The energy cooperation framework announced at today’s White House summit includes technology and infrastructure components that, if implemented, would create a new Pacific LNG supply corridor designed to reduce Japan’s dependence on Gulf energy imports. The framework encompasses expanded U.S. LNG export capacity allocation to Japanese buyers, joint investment in liquefaction terminal expansion, tanker fleet development, and the exploration of floating LNG regasification terminals that could be deployed at Japanese ports to increase the country’s import capacity for non-Gulf supply.
The technology challenge is substantial. U.S. LNG export terminals on the Gulf of Mexico coast are operating near capacity, and the additional volumes that Japan seeks would require either expansion of existing facilities or the acceleration of new projects currently in planning stages. The Sabine Pass, Cameron, Freeport, and Corpus Christi terminals collectively export approximately 100 million tonnes per annum, with expansion projects underway at several sites. The summit’s framework contemplates a priority allocation mechanism for Japanese buyers within this expanding capacity, but the physical constraints on liquefaction throughput limit the speed at which additional volumes can reach the Pacific.
The shipping dimension is equally constrained. The global LNG carrier fleet numbers approximately 700 vessels, and the demand for longer-route shipments, with U.S. Gulf to Japan voyages approximately twice the distance of Qatar to Japan, effectively doubles the shipping requirement per unit of delivered LNG. New carrier construction takes approximately three years from order to delivery, meaning that the shipping capacity to support a structural shift from Gulf to Pacific LNG supply will not be fully available until 2029 at the earliest. In the interim, the premium for available LNG shipping capacity will remain elevated.
Floating regasification terminals offer a faster deployment option for increasing Japan’s import flexibility. FSRU vessels can be contracted, converted, and deployed within 12-18 months, providing additional import capacity at ports that lack permanent onshore regasification infrastructure. Several Japanese utilities are already evaluating FSRU deployment at secondary ports that could diversify import points beyond the established terminals at Sodegaura, Negishi, and Himeji.

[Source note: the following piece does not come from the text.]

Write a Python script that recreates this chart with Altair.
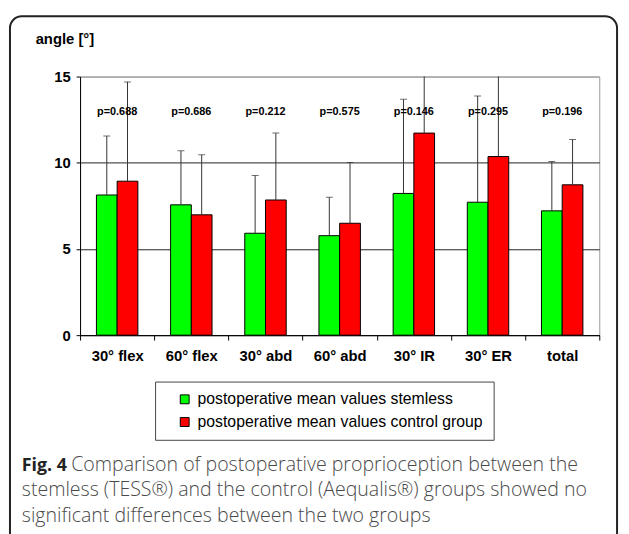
import altair as alt
import pandas as pd

categories = ["30° flex", "60° flex", "30° abd", "60° abd", "30° IR", "30° ER", "total"]
groups = ["postoperative mean values stemless", "postoperative mean values control group"]
stemless_mean = [8.13, 7.56, 5.91, 5.77, 8.22, 7.71, 7.21]
stemless_upper = [11.55, 10.69, 9.26, 8.0, 13.68, 13.87, 10.07]
control_mean = [8.93, 6.98, 7.84, 6.49, 11.72, 10.36, 8.72]
control_upper = [14.69, 10.46, 11.72, 10.02, 16.0, 15.8, 11.35]
p_labels = ["p=0.688", "p=0.686", "p=0.212", "p=0.575", "p=0.146", "p=0.295", "p=0.196"]
p_label_y = 12.95
y_ticks = [0, 5, 10, 15]
colors = ["#00FF00", "#FF0000"]
y_title = "angle [°]"
caption_bold = "Fig. 4"
caption_line1 = "Comparison of postoperative proprioception between the"
caption_line2 = "stemless (TESS®) and the control (Aequalis®) groups showed no"
caption_line3 = "significant differences between the two groups"

rows = []
for i, c in enumerate(categories):
    rows.append({"category": c, "group": groups[0], "mean": stemless_mean[i], "upper": stemless_upper[i]})
    rows.append({"category": c, "group": groups[1], "mean": control_mean[i], "upper": control_upper[i]})
df = pd.DataFrame(rows)
pdf = pd.DataFrame({"category": categories, "label": p_labels, "mean": [p_label_y] * len(categories)})

xenc = alt.X("category:N", sort=categories,
             scale=alt.Scale(paddingInner=0, paddingOuter=0),
             axis=alt.Axis(title=None, labelAngle=0, labelFont="Liberation Sans", labelFontSize=15,
                           labelFontWeight="bold", labelColor="black", tickBand="extent", tickSize=5,
                           tickColor="black", domainColor="black", labelPadding=9, grid=False))
xoff = alt.XOffset("group:N", sort=groups, scale=alt.Scale(paddingInner=0, paddingOuter=0.79))
yscale = alt.Scale(domain=[0, 15], nice=False)
yaxis = alt.Axis(title=None, values=y_ticks, labelFont="Liberation Sans", labelFontSize=15,
                 labelFontWeight="bold", labelColor="black", tickColor="black", tickSize=4,
                 domainColor="black", labelPadding=6, grid=True,
                 gridColor=alt.condition("datum.value == 15", alt.value("#999999"), alt.value("#222222")))

base = alt.Chart(df)

frame = alt.Chart(pd.DataFrame({"a": [0]})).mark_rect(
    fillOpacity=0, stroke="#222222", strokeWidth=2, cornerRadius=12
).encode(x=alt.value(-71), x2=alt.value(544), y=alt.value(-61), y2=alt.value(480))

bars = base.mark_bar(stroke="black", strokeWidth=1).encode(
    x=xenc, xOffset=xoff,
    y=alt.Y("mean:Q", scale=yscale, axis=yaxis),
    color=alt.Color("group:N", sort=groups, scale=alt.Scale(domain=groups, range=colors),
                    legend=alt.Legend(orient="none", legendX=76, legendY=309, title=None,
                                      direction="vertical", symbolType="square", symbolSize=81,
                                      symbolStrokeColor="black", symbolStrokeWidth=1,
                                      labelFont="Liberation Sans", labelFontSize=16, labelColor="black",
                                      labelLimit=400, padding=10, strokeColor="#444444",
                                      fillColor="white", rowPadding=7, symbolOffset=12, labelOffset=5))
)

rules = base.mark_rule(color="#333333", strokeWidth=1, clip=True).encode(
    x=xenc, xOffset=xoff, y=alt.Y("mean:Q", scale=yscale), y2="upper:Q")

caps = base.mark_tick(color="#333333", size=7, thickness=1, clip=True).encode(
    x=xenc, xOffset=xoff, y=alt.Y("upper:Q", scale=yscale))

ptext = alt.Chart(pdf).mark_text(font="Liberation Sans", fontSize=11, fontWeight="bold",
                                 color="black", baseline="middle").encode(
    x=xenc, y=alt.Y("mean:Q", scale=yscale), text="label:N")


def text_layer(t, x, y, **kw):
    return alt.Chart(pd.DataFrame({"t": [t]})).mark_text(
        align="left", baseline="alphabetic", **kw).encode(
        x=alt.value(x), y=alt.value(y), text="t:N")


ytitle = text_layer(y_title, -45, -33, font="Liberation Sans", fontSize=15,
                    fontWeight="bold", color="black")
cap_b = text_layer(caption_bold, -59, 400, font="Open Sans", fontSize=18,
                   fontWeight="bold", color="#222222")
cap_1 = text_layer(caption_line1, -9, 400, font="Open Sans", fontSize=19.8,
                   fontWeight=300, color="#4a4a4a")
cap_2 = text_layer(caption_line2, -59, 425, font="Open Sans", fontSize=19.8,
                   fontWeight=300, color="#4a4a4a")
cap_3 = text_layer(caption_line3, -59, 451, font="Open Sans", fontSize=19.8,
                   fontWeight=300, color="#4a4a4a")

chart = alt.layer(frame, bars, rules, caps, ptext, ytitle, cap_b, cap_1, cap_2, cap_3).properties(
    width=526, height=262,
    autosize=alt.AutoSizeParams(type="none"),
    padding={"left": 73, "top": 66, "right": 22, "bottom": 198},
).configure_view(stroke="#999999", strokeWidth=1)

chart.save("out.html", embed_options={"renderer": "svg", "actions": False})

For investors, the summit’s energy technology framework creates long-term demand for LNG infrastructure investment across the Pacific basin. Companies involved in liquefaction terminal construction, LNG carrier manufacturing, regasification equipment, and pipeline infrastructure all stand to benefit from a structural reorientation of Japan’s energy import architecture away from Gulf dependence. The timeline for this transition is measured in years, not quarters, but the policy commitment established at the summit provides the demand signal that justifies the capital investment. The technology exists. The infrastructure must be built.